The Department of Labor's plan to revamp the definition of fiduciary under the Employee Retirement Income Security Act is likely to face yet another legislative hurdle.
Industry trade groups are working on a bill that would "legislate a best-interest standard," Steve Saxon, chairman of Groom Law Group, told reporters Monday after his comments at the Insured Retirement Institute's Government Legal & Regulatory Conference in Washington.
Barbara Roper, director of investor protection at the Consumer Federation of America, told ThinkAdvisor in a Monday email that trade groups are, indeed, working on best-interest legislation, and that it remains unclear if such a bill will be based on best interest standards that were put forth recently by the Securities Industry and Financial Markets Association and the Financial Services Roundtable, "or something entirely different."
What can be expected, however, Roper argues, is that such legislation — expected to be introduced soon — "would give lip service to best interest without doing anything to rein in common industry practices that encourage advisors to act against their customers' interests. That's something [the SIFMA and FSR] proposals seem to have in common."
SIFMA's "uniform best-interests-of-the-customer legal standard for broker-dealers" would apply to all retail brokerage accounts, and seeks to correct the potentially conflicting fiduciary rules to be issued by DOL and the Securities and Exchange Commission.

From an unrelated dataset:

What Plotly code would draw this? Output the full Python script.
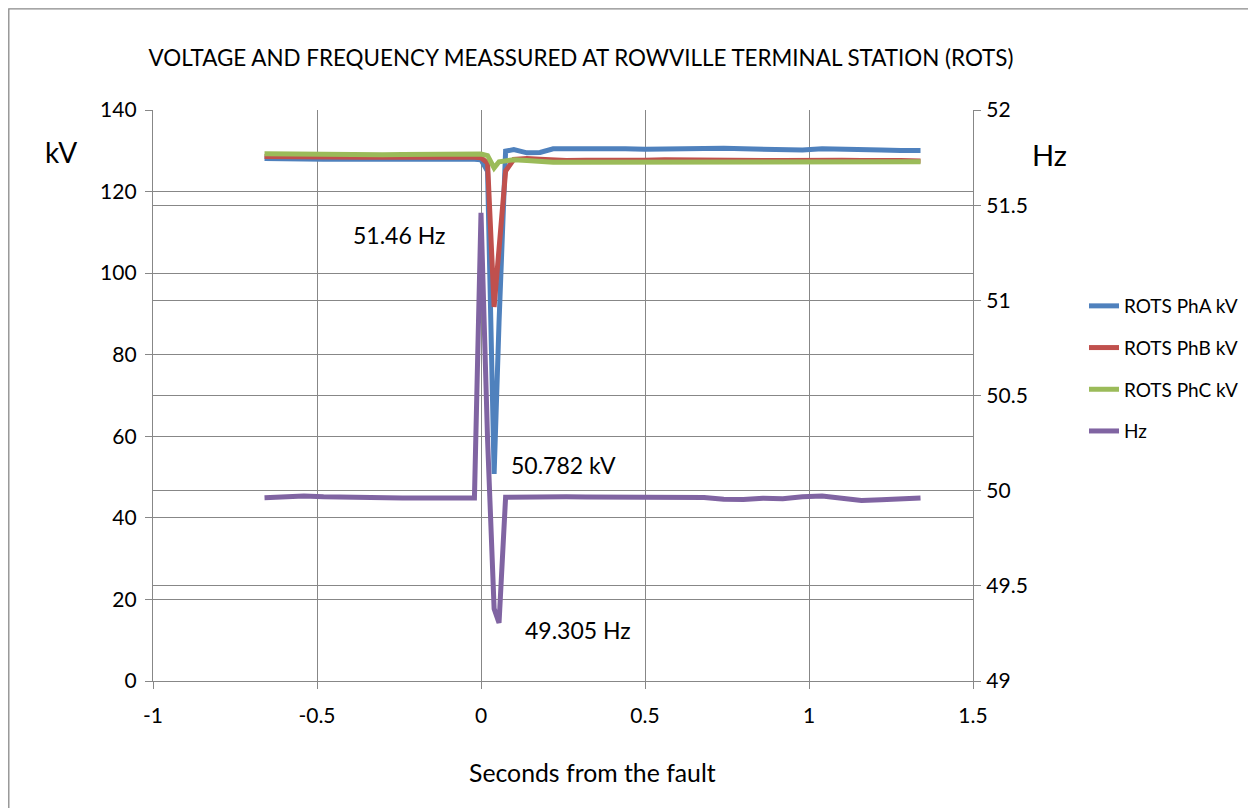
import plotly.graph_objects as go

# ---- data ----
t = [-0.66, -0.6, -0.54, -0.48, -0.42, -0.36, -0.3, -0.24, -0.18, -0.12, -0.06,
     -0.02, 0.0, 0.02, 0.04, 0.055, 0.075,
     0.1, 0.14, 0.18, 0.22, 0.26, 0.32, 0.38, 0.44, 0.5, 0.56, 0.62, 0.68, 0.74,
     0.8, 0.86, 0.92, 0.98, 1.04, 1.1, 1.16, 1.22, 1.28, 1.34]

pha_kv = [128.1, 127.9, 128.0, 127.9, 128.0, 127.8, 127.9, 127.9, 128.0, 128.0, 127.9,
          127.9, 127.8, 125.0, 50.782, 88.0, 129.9,
          130.3, 129.5, 129.6, 130.5, 130.5, 130.6, 130.7, 130.5, 130.4, 130.5, 130.6,
          130.6, 130.6, 130.5, 130.4, 130.2, 130.2, 130.5, 130.3, 130.4, 130.2, 130.1, 130.1]

phb_kv = [128.6, 128.5, 128.5, 128.4, 128.5, 128.4, 128.5, 128.4, 128.5, 128.5, 128.4,
          128.4, 128.3, 127.0, 91.7, 106.0, 125.0,
          127.9, 128.1, 127.9, 127.7, 127.6, 127.7, 127.6, 127.7, 127.7, 127.8, 127.7,
          127.8, 127.7, 127.7, 127.6, 127.6, 127.7, 127.8, 127.7, 127.6, 127.7, 127.6, 127.5]

phc_kv = [129.3, 129.2, 129.1, 129.2, 129.1, 129.1, 129.0, 129.1, 129.1, 129.2, 129.2,
          129.2, 129.2, 128.8, 125.8, 127.3, 127.4,
          127.8, 127.6, 127.3, 127.2, 127.2, 127.2, 127.1, 127.2, 127.2, 127.2, 127.1,
          127.2, 127.1, 127.2, 127.2, 127.2, 127.2, 127.4, 127.2, 127.3, 127.2, 127.3, 127.3]

hz = [49.963, 49.968, 49.972, 49.968, 49.965, 49.962, 49.965, 49.962, 49.962, 49.963, 49.962,
      49.962, 51.46, 50.27, 49.38, 49.305, 49.965,
      49.966, 49.968, 49.970, 49.967, 49.968, 49.967, 49.966, 49.964, 49.963, 49.962, 49.962,
      49.964, 49.955, 49.953, 49.960, 49.958, 49.968, 49.972, 49.960, 49.948, 49.952, 49.960, 49.962]

series_names = ["ROTS PhA kV", "ROTS PhB kV", "ROTS PhC kV", "Hz"]
series_colors = ["#4F81BD", "#C0504D", "#9BBB59", "#8064A2"]

x_ticks = [-1, -0.5, 0, 0.5, 1, 1.5]
x_ticktext = ["-1", "-0.5", "0", "0.5", "1", "1.5"]
kv_ticks = [0, 20, 40, 60, 80, 100, 120, 140]
hz_ticks = [49, 49.5, 50, 50.5, 51, 51.5, 52]

title_text = "VOLTAGE AND FREQUENCY MEASSURED AT ROWVILLE TERMINAL STATION (ROTS)"
x_title = "Seconds from the fault"

FONT = "Lato"
GRID = "#878787"
OFF = 8  # page body offset in the browser

fig = go.Figure()
for name, col, vals in zip(series_names[:3], series_colors[:3], [pha_kv, phb_kv, phc_kv]):
    fig.add_trace(go.Scatter(x=t, y=vals, name=name, mode="lines",
                             line=dict(color=col, width=5), legendgroup=name,
                             yaxis="y"))
fig.add_trace(go.Scatter(x=t, y=hz, name=series_names[3], mode="lines",
                         line=dict(color=series_colors[3], width=5),
                         legendgroup=series_names[3], yaxis="y2"))

axis_common = dict(showgrid=True, gridcolor=GRID, gridwidth=1.3, showline=True,
                   linecolor=GRID, linewidth=1.3, ticks="outside", ticklen=7,
                   tickcolor=GRID, tickwidth=1.3, zeroline=False,
                   tickfont=dict(family=FONT, size=21, color="#000000"))

fig.update_layout(
    width=1256, height=808,
    margin=dict(l=153 - OFF, r=1256 - 973 + OFF, t=110 - OFF, b=808 - 681 + OFF),
    paper_bgcolor="white", plot_bgcolor="white",
    font=dict(family=FONT, color="#000000"),
    title=dict(text=title_text, x=(581 - OFF) / 1256, xanchor="center",
               y=1 - (58 - OFF) / 808, yanchor="middle",
               font=dict(family=FONT, size=22.4, color="#000000")),
    xaxis=dict(range=[-1, 1.5], tickvals=x_ticks, ticktext=x_ticktext,
               ticklabelstandoff=9, **axis_common),
    yaxis=dict(range=[0, 140], tickvals=kv_ticks, ticklabelstandoff=4, **axis_common),
    yaxis2=dict(range=[49, 52], tickvals=hz_ticks, overlaying="y", side="right",
                ticklabelstandoff=1, **axis_common),
    showlegend=True,
    legend=dict(x=(1084 - 153) / 820, xanchor="left", y=0.69, yanchor="top",
                font=dict(family=FONT, size=19, color="#000000"),
                tracegroupgap=14, itemwidth=30, bgcolor="rgba(0,0,0,0)"),
)

annots = [
    dict(text="51.46 Hz", x=-0.25, y=109.4, xref="x", yref="y", size=23),
    dict(text="50.782 kV", x=0.25, y=53.0, xref="x", yref="y", size=23),
    dict(text="49.305 Hz", x=0.296, y=12.5, xref="x", yref="y", size=23),
    dict(text="kV", x=(61 - 153) / 820, y=(681 - 152) / 571, xref="paper", yref="paper", size=28),
    dict(text="Hz", x=(1049 - 153) / 820, y=(681 - 155) / 571, xref="paper", yref="paper", size=29),
    dict(text=x_title, x=(592 - 153) / 820, y=(681 - 772) / 571, xref="paper", yref="paper", size=24.8),
]
for a in annots:
    fig.add_annotation(text=a["text"], x=a["x"], y=a["y"], xref=a["xref"], yref=a["yref"],
                       showarrow=False, xanchor="center", yanchor="middle",
                       font=dict(family=FONT, size=a["size"], color="#000000"))

# outer chart border (drawn just inside the figure's top-left edge)
fig.add_shape(type="rect", xref="paper", yref="paper",
              x0=(8.8 - 153) / 820, x1=(1290 - 153) / 820,
              y0=(681 - 850) / 571, y1=(681 - 8.8) / 571,
              line=dict(color="#898989", width=1.3), fillcolor="rgba(0,0,0,0)",
              layer="below")

fig.write_html("out.html")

Indeed, former SEC Commissioner Troy Paredes noted at the IRI event that he'd like to see the SEC become the agency that "has the lead" on a fiduciary rulemaking.
Lawmakers, too, will press ahead during the upcoming October appropriations process to defund DOL's plan, Saxon said. Both the House and Senate appropriations committees have recently passed bills to prohibit DOL from using any of its funds to finalize, implement or enforce its fiduciary rulemaking.

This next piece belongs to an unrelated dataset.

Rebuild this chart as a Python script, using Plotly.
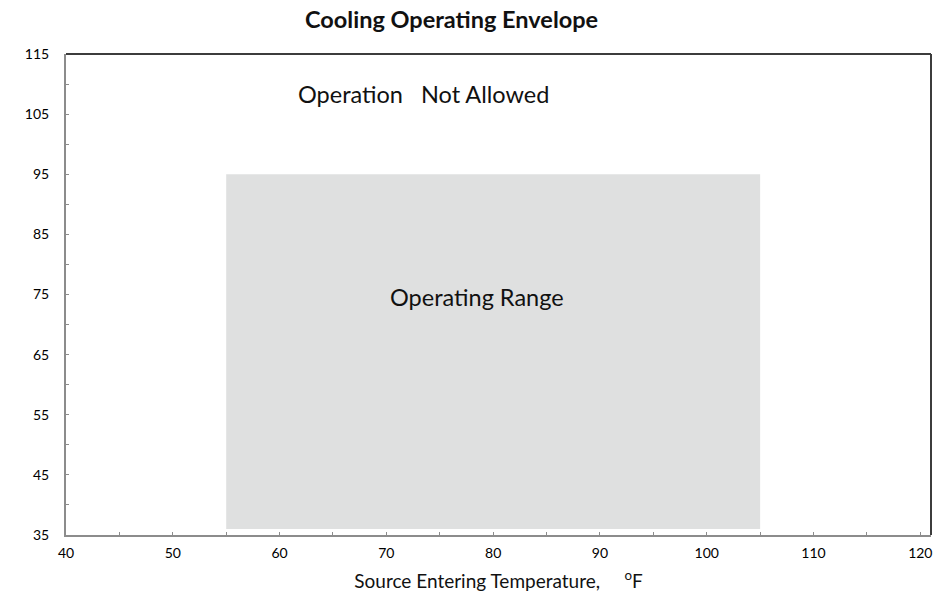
import plotly.graph_objects as go

# Data
range_x = [55, 105, 105, 55, 55]
range_y = [36, 36, 95, 95, 36]
x_ticks = [40, 50, 60, 70, 80, 90, 100, 110, 120]
y_ticks = [35, 45, 55, 65, 75, 85, 95, 105, 115]
label_not_allowed = ("Operation\u00a0\u00a0\u00a0Not Allowed", 73.5, 108.3)
label_range = ("Operating Range", 78.5, 74.6)

FONT = "Lato"

fig = go.Figure()
fig.add_trace(go.Scatter(
    x=range_x, y=range_y, mode="lines", fill="toself",
    fillcolor="#dfe0e0", line=dict(width=0, color="#dfe0e0"),
    hoverinfo="skip", showlegend=False))

for txt, ax, ay in [label_not_allowed, label_range]:
    fig.add_annotation(x=ax, y=ay, text=txt, showarrow=False,
                       font=dict(family=FONT, size=23.5, color="#111111"),
                       xanchor="center", yanchor="middle")

# top and right frame lines (darker)
fig.add_shape(type="line", xref="paper", yref="paper", x0=0, x1=1, y0=1, y1=1,
              line=dict(color="#3c3c3c", width=2))
fig.add_shape(type="line", xref="paper", yref="paper", x0=1, x1=1, y0=0, y1=1,
              line=dict(color="#3c3c3c", width=2))

fig.update_layout(
    width=935, height=592,
    margin=dict(l=66, r=4, t=54, b=57, autoexpand=False),
    paper_bgcolor="white", plot_bgcolor="white",
    title=dict(text="<b>Cooling Operating Envelope</b>", x=0.483, xanchor="center",
               y=0.966, yanchor="middle",
               font=dict(family=FONT, size=23.5, color="#111111")),
    font=dict(family=FONT, color="#111111"),
    showlegend=False,
)
fig.update_xaxes(
    range=[40, 121], tickvals=x_ticks, ticktext=[str(v) for v in x_ticks],
    automargin=False,
    showgrid=False, zeroline=False, showline=True, linecolor="#8c8c8c", linewidth=2,
    ticks="inside", ticklen=3, tickcolor="#8c8c8c", tickwidth=1,
    minor=dict(dtick=5, tick0=0, ticks="inside", ticklen=3, tickcolor="#8c8c8c"),
    tickfont=dict(family=FONT, size=14, color="#000000"),
    ticklabelstandoff=4,
    title=dict(text="Source Entering Temperature,\u00a0\u00a0\u00a0\u00a0\u00a0<sup>o</sup>F",
               font=dict(family=FONT, size=19, color="#111111"), standoff=15),
)
fig.update_yaxes(
    range=[35, 115], tickvals=y_ticks, ticktext=[str(v) for v in y_ticks],
    automargin=False,
    showgrid=False, zeroline=False, showline=True, linecolor="#8c8c8c", linewidth=2,
    ticks="inside", ticklen=3, tickcolor="#8c8c8c", tickwidth=1,
    minor=dict(dtick=5, tick0=0, ticks="inside", ticklen=3, tickcolor="#8c8c8c"),
    tickfont=dict(family=FONT, size=14, color="#000000"),
    ticklabelstandoff=12,
)

fig.write_html(
    "out.html",
    config={"displayModeBar": False},
    post_script="document.body.style.margin='0';document.body.style.overflow='hidden';",
)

Rep. Ann Wagner's bill, H.R. 2374, the Retail Investor Protection Act, which would require the DOL to wait to repropose its rule until the Securities and Exchange Commission issues its own fiduciary rulemaking, "will continue to be supported," said Saxon, who has been critical of DOL's redraft.
Of course, these bills face a "huge hurdle" in overcoming a presidential veto, Saxon conceded. "The White House is in support of the general direction that the DOL is going" with its fiduciary redraft.